Nothing destroys our ability to “go with the flow” like worry and anxiety. For me, when anxiety creeps in, it takes up residence inside my head and makes itself totally comfy there. It tells me that I am likely to fail, that something bad will happen, that others don’t like me.
I remind myself of the saying, “Worry is like praying for what you don’t want.” But then, on top of whatever I’m worrying about — money, relationships, work, kids — I start to worry about the fact that I’m worrying.
I get so stuck in a rut of negative thinking sometimes that I wonder if I will ever think a positive thought again. But, I do believe worrying and indulging your anxiety is nothing more than a habit. And just like nail biting, teeth grinding or any other pesky habit, it can be changed.

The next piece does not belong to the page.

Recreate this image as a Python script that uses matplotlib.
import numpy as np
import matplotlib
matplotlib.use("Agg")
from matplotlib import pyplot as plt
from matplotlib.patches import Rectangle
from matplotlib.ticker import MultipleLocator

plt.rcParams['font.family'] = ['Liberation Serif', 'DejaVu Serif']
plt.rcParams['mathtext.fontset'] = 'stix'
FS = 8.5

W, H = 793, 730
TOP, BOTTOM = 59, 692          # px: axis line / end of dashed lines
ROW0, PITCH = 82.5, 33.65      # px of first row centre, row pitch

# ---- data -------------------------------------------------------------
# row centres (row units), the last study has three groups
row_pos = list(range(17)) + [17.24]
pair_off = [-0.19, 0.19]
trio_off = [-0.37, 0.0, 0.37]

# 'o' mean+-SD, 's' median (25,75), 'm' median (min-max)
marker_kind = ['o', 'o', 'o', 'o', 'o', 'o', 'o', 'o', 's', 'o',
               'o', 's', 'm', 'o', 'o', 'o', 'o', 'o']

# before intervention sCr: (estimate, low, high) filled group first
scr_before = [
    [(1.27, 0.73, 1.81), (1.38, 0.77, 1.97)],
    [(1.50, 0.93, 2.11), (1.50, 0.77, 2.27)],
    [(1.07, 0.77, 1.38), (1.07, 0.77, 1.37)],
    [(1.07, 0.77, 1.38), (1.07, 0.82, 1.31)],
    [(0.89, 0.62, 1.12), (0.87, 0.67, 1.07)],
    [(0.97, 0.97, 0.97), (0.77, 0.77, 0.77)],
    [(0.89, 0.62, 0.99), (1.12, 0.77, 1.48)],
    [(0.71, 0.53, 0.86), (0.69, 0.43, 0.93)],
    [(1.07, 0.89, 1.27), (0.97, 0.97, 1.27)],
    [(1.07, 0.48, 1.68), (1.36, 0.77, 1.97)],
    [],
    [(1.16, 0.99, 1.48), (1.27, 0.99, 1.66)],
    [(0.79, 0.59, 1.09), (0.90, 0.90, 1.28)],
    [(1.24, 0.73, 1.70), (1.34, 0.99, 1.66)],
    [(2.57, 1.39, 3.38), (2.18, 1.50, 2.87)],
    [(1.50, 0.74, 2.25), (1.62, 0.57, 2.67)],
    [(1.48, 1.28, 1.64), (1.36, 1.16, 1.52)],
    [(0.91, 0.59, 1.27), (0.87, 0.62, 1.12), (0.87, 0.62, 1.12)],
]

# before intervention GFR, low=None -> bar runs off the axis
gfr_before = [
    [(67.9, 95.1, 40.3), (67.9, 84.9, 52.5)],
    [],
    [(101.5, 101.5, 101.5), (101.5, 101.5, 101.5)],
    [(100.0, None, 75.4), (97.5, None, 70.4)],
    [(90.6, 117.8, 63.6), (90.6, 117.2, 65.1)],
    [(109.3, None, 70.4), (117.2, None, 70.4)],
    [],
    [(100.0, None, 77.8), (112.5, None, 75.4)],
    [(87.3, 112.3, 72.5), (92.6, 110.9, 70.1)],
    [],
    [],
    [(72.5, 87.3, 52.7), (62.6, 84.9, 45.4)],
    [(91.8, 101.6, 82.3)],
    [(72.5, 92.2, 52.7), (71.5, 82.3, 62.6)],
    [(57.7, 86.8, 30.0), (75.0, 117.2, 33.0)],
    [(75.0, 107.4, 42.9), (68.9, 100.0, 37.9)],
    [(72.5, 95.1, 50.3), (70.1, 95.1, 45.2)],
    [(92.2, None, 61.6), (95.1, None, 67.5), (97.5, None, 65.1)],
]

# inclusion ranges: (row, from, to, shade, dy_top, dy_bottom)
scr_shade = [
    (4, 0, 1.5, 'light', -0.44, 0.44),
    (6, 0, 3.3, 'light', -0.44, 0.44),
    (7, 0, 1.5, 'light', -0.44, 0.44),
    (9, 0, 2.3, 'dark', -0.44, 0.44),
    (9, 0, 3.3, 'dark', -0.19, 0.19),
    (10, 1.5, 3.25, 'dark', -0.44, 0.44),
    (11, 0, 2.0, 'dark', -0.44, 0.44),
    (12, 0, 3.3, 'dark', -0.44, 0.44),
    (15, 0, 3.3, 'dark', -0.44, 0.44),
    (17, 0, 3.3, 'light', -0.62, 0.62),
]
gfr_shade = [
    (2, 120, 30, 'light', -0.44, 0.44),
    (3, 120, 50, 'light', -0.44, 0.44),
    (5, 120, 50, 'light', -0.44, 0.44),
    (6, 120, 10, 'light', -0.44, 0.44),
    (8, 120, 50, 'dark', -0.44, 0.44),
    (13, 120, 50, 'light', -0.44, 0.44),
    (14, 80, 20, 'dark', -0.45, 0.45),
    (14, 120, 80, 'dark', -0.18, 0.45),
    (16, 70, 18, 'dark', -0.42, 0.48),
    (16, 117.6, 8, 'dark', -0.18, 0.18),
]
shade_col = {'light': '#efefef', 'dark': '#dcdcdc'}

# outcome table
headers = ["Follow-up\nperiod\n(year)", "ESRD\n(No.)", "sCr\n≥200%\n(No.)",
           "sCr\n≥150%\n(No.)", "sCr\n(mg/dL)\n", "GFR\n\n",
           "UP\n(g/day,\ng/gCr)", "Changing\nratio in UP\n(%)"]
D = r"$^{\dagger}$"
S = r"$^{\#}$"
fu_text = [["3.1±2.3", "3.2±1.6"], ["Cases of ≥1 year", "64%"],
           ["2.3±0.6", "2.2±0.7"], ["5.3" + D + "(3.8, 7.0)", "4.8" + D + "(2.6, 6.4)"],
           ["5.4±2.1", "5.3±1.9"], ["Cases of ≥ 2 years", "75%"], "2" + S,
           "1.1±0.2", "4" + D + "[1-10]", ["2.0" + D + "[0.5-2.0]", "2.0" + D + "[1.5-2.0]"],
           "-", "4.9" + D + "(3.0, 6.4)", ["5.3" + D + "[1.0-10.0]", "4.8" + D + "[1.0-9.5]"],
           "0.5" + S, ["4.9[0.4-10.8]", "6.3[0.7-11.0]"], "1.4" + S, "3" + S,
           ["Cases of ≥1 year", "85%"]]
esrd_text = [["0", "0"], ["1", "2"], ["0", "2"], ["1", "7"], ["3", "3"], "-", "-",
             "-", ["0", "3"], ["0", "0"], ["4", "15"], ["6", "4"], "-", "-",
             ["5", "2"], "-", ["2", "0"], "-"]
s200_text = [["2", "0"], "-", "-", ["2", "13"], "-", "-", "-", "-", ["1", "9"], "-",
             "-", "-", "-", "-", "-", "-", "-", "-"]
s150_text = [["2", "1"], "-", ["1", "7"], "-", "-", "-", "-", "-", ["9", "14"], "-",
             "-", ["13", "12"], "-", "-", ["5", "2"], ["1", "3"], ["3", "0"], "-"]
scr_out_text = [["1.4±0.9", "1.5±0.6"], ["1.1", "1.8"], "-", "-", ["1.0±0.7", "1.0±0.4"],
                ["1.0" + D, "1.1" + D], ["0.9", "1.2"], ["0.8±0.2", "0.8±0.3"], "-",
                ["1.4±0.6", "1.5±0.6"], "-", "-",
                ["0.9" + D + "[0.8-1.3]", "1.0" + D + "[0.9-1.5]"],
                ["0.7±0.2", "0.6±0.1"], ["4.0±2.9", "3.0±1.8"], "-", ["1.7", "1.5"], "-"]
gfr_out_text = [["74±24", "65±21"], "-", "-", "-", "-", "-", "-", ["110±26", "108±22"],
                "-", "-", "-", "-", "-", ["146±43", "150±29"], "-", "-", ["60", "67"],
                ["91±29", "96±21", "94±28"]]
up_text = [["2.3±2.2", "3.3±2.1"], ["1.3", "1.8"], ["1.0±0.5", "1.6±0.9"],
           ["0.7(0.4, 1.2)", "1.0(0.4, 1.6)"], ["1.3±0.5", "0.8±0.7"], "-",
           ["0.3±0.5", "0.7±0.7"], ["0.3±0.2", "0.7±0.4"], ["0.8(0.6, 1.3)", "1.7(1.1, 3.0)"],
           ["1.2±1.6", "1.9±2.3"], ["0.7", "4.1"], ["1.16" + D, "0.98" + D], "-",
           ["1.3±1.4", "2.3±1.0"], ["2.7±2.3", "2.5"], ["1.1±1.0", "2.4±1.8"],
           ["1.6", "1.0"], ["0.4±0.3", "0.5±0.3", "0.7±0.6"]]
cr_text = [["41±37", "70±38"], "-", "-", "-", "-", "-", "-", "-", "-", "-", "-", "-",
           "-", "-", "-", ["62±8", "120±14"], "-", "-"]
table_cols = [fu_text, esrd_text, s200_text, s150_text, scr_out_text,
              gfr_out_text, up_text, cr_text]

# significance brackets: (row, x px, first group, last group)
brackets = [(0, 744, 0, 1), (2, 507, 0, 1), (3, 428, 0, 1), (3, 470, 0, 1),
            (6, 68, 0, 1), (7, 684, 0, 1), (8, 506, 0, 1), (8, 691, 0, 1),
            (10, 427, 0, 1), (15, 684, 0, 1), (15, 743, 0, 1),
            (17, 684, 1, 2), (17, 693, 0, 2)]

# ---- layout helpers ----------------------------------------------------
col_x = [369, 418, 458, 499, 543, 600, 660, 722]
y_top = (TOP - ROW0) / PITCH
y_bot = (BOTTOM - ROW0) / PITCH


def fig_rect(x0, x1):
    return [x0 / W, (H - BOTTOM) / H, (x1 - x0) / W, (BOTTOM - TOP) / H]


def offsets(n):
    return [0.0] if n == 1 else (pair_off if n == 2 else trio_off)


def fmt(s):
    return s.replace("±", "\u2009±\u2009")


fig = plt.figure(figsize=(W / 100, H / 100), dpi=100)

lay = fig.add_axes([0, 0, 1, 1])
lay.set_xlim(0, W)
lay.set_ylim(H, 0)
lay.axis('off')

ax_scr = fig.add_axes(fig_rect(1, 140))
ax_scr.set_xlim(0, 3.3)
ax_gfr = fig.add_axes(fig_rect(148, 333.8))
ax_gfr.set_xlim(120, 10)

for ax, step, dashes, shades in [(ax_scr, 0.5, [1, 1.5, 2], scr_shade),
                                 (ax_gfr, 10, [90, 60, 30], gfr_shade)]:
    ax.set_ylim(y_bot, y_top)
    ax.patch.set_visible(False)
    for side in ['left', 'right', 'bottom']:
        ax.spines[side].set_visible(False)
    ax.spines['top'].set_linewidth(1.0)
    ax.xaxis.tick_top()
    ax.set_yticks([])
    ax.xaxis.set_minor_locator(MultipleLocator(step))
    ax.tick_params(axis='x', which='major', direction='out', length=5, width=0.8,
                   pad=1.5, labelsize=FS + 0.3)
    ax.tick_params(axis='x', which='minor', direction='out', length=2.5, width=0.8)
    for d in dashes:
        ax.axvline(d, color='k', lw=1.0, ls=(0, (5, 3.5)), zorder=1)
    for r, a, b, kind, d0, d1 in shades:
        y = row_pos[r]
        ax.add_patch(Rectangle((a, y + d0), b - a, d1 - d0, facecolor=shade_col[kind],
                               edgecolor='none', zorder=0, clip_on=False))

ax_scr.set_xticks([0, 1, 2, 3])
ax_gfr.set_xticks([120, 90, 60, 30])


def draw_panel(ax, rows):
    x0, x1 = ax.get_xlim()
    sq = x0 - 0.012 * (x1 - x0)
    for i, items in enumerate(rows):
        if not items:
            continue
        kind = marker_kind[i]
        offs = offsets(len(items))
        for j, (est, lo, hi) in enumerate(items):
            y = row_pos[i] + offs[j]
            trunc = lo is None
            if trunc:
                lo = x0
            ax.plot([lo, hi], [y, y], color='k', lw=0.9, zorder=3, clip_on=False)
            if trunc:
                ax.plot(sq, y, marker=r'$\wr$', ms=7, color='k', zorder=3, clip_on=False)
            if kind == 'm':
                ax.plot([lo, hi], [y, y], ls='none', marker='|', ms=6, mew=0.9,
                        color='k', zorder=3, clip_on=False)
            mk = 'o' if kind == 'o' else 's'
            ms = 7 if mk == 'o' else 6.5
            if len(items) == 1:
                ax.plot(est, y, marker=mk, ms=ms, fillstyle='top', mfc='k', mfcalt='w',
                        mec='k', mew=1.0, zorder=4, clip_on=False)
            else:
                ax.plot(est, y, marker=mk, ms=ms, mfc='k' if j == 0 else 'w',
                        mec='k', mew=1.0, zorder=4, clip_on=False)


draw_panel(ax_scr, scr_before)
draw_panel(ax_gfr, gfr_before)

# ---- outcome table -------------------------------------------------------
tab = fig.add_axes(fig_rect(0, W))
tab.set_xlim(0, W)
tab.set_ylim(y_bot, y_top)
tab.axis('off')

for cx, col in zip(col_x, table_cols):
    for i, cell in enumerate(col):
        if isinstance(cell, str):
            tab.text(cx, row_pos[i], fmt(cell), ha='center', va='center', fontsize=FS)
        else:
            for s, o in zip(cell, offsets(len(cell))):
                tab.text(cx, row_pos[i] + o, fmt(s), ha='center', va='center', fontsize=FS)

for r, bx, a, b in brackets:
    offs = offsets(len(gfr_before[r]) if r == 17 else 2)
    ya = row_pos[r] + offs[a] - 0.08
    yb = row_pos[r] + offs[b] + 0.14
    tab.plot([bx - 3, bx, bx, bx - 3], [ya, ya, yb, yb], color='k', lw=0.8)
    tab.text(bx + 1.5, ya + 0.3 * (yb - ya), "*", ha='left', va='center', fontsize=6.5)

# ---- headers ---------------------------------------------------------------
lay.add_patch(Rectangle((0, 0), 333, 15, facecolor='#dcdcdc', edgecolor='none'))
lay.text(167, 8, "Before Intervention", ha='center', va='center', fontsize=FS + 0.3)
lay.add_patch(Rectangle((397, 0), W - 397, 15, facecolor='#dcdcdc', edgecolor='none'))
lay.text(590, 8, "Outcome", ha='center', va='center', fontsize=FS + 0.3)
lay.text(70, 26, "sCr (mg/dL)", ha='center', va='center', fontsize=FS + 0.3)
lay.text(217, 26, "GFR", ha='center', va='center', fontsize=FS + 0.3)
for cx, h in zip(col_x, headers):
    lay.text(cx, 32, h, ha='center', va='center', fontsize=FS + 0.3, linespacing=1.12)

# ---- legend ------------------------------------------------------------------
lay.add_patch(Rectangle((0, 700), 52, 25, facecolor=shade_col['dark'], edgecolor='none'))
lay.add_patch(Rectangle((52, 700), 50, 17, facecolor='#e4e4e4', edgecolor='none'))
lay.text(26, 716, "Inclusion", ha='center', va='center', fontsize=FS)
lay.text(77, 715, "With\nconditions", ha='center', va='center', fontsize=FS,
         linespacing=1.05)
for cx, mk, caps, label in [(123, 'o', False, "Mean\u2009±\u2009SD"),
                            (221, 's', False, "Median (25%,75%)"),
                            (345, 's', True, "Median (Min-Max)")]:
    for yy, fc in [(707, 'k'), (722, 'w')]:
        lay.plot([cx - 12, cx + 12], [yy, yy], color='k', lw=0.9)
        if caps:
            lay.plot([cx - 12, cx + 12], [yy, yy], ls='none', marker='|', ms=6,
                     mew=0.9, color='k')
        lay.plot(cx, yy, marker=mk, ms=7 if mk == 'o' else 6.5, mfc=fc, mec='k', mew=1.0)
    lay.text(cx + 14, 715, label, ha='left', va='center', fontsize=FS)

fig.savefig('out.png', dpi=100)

I have been pursuing the secret to changing my habit of anxiety-dwelling for a number of years. About 14 years ago, long before the Three M’s (Marriage, Mortgage and Motherhood — which seem to be the source of most of my self-imposed anxiety of late), I found myself riding a train somewhere in Spain late one evening. I happened to be sitting next to a white-haired priest who struck me instantly as wise. He even smelled wise. And since I figured I might not have another chance to ask a wise priest the question that most deeply plagued my soul, I casually asked him, “So how do I stop negative thoughts and anxiety?”

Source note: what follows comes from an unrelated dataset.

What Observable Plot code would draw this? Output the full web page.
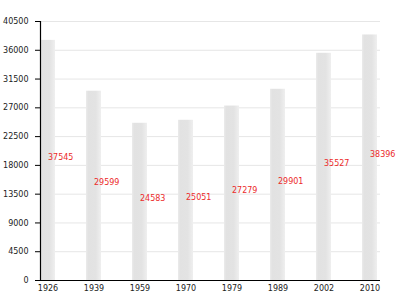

He turned his kind brown eyes to me and smiled: “Leave your front door and back door open. Let thoughts come and go. Just don’t serve them tea,” quoting meditation guru Shunryu Suzuki. It sounded so simple. But just because it’s simple doesn’t mean it’s easy.
So, I practice. And when anxiety shows up, I remember my priest-friend’s words from that night on the train, and I open the doors. Here are some other tips and tricks I’ve picked up along the way on how to quiet the mind.

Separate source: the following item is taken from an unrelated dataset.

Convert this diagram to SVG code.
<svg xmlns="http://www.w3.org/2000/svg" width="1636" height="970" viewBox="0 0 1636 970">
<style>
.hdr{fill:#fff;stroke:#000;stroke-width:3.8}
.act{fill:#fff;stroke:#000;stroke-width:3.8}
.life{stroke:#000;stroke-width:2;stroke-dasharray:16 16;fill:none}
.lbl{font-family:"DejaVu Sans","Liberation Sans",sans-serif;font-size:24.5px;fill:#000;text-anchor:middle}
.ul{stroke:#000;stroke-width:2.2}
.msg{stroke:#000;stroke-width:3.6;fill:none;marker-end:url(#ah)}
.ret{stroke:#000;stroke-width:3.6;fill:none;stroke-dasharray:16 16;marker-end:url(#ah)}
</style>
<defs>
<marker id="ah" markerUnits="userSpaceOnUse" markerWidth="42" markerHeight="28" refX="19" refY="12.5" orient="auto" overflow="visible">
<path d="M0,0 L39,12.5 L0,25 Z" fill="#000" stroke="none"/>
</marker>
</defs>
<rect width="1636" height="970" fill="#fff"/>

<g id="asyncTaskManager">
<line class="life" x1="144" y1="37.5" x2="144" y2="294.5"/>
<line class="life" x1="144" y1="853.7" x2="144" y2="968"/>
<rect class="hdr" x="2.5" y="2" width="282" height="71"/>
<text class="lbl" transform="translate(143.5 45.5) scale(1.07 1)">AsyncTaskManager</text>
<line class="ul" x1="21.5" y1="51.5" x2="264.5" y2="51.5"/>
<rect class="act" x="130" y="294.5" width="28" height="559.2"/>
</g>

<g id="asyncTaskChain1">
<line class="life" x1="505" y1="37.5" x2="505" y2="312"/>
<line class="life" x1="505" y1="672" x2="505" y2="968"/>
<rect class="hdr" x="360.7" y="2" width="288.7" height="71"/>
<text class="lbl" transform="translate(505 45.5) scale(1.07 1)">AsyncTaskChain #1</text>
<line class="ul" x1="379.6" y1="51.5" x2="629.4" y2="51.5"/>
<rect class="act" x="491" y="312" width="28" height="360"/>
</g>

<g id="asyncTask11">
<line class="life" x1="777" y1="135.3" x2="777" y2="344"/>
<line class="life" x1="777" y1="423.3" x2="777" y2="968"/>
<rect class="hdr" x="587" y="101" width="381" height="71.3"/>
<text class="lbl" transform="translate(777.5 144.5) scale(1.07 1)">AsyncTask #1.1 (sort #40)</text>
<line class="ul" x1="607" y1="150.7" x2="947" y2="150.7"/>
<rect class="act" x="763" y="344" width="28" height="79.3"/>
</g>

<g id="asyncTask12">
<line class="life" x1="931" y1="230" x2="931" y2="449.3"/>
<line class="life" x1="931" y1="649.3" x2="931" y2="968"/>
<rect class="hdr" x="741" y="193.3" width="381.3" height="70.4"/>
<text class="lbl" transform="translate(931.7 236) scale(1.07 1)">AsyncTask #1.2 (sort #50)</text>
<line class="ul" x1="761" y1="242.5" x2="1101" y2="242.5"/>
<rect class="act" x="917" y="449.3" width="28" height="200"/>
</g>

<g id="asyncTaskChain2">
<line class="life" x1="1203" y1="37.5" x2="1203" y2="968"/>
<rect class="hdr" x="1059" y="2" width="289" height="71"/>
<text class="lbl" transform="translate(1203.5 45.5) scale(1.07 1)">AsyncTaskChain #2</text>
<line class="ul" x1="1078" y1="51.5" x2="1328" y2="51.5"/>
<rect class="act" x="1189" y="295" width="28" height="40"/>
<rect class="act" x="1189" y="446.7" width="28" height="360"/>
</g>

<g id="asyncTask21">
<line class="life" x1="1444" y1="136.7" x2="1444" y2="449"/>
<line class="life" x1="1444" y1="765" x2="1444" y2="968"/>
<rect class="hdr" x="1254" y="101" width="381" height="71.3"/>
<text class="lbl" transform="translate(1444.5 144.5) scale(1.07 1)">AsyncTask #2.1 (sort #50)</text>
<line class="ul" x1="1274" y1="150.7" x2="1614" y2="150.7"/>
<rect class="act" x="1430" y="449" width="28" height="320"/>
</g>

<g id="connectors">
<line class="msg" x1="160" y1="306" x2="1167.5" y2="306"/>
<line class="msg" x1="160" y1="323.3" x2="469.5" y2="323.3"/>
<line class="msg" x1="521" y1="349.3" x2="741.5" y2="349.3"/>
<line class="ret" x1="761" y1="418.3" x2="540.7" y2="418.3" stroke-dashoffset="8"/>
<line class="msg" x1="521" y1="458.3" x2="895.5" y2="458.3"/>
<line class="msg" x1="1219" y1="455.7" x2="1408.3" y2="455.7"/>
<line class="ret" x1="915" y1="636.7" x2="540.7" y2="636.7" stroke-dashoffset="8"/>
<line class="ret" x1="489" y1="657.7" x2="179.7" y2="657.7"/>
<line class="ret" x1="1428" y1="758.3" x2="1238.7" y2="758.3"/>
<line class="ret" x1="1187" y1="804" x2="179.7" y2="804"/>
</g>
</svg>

1. When things are super hard, know that you’re on the verge of a breakthrough.
In other words, this too shall pass. So start with asking questions: when your anxiety passes (which it will!), what lessons, what new skills, what new insights will you have? I tell this to myself and ask myself these same sorts of questions. And when I won’t listen, I write it down. I put on some empowering music (“I Will Survive!”) and I push forward to get to the breakthrough faster. Trusting that it will come makes the process much less painful.
2. Make a voice recording of your positive self to listen to when your negative self is talking too loudly.
This gem of advice came from my wise friend Julie, to whom speaking comes more easily than writing sometimes. Imagine yourself 30 days, 30 months, or even 30 years from now, speaking to today’s you. Speak words of encouragement into a recorder, with all the wisdom that hindsight brings, knowing that “every little thing’s gonna be alright.” Listen to your recording as often as needed.
3. Permit the acute anxiety to just be.
Sometimes your resistance to worrying is worse than the initial feeling of anxiety itself. So cut yourself some slack. Examine what you’re really worrying about. Is your worry helping the situation? Maybe it is. We worry because we care about something or someone, and that is a good thing. So switch the focus of the worry to the positive emotion behind the worry (such as the desire to be healthy, happy and comfortable) without condemning yourself for harboring negative thoughts.
4. Imagine how you want it to be instead.
We can’t always change our current situations immediately, but we can imagine a different scenario in our heads. And that process of imagination is actually really productive, and instrumental in making changes in our lives. Did you know that the principles of quantum physics tell us that our brains don’t know the difference between something that we experience for real and something that we imagine vividly? Well, we can use this to our advantage by harnessing the power of our imaginations to soothe ourselves when worry has got us down.
5. Give gratitude a try.
Why not try making a list of everything you’re grateful for? It can’t hurt, right? When I’m stuck in a downward spiral of worry and negative thoughts, I bust out my well-worn gratitude notebook and start making a list. I quickly realize that I have way more to be grateful for than to worry about, and it helps to put my mind at ease.
Ultimately, we cannot control most of the things and people around us. And you always have a choice: either let this drive you crazy, or accept what you can control – which is how you feel. Try to make it your goal every day to tip the scale towards feeling good while turning the volume down on worry.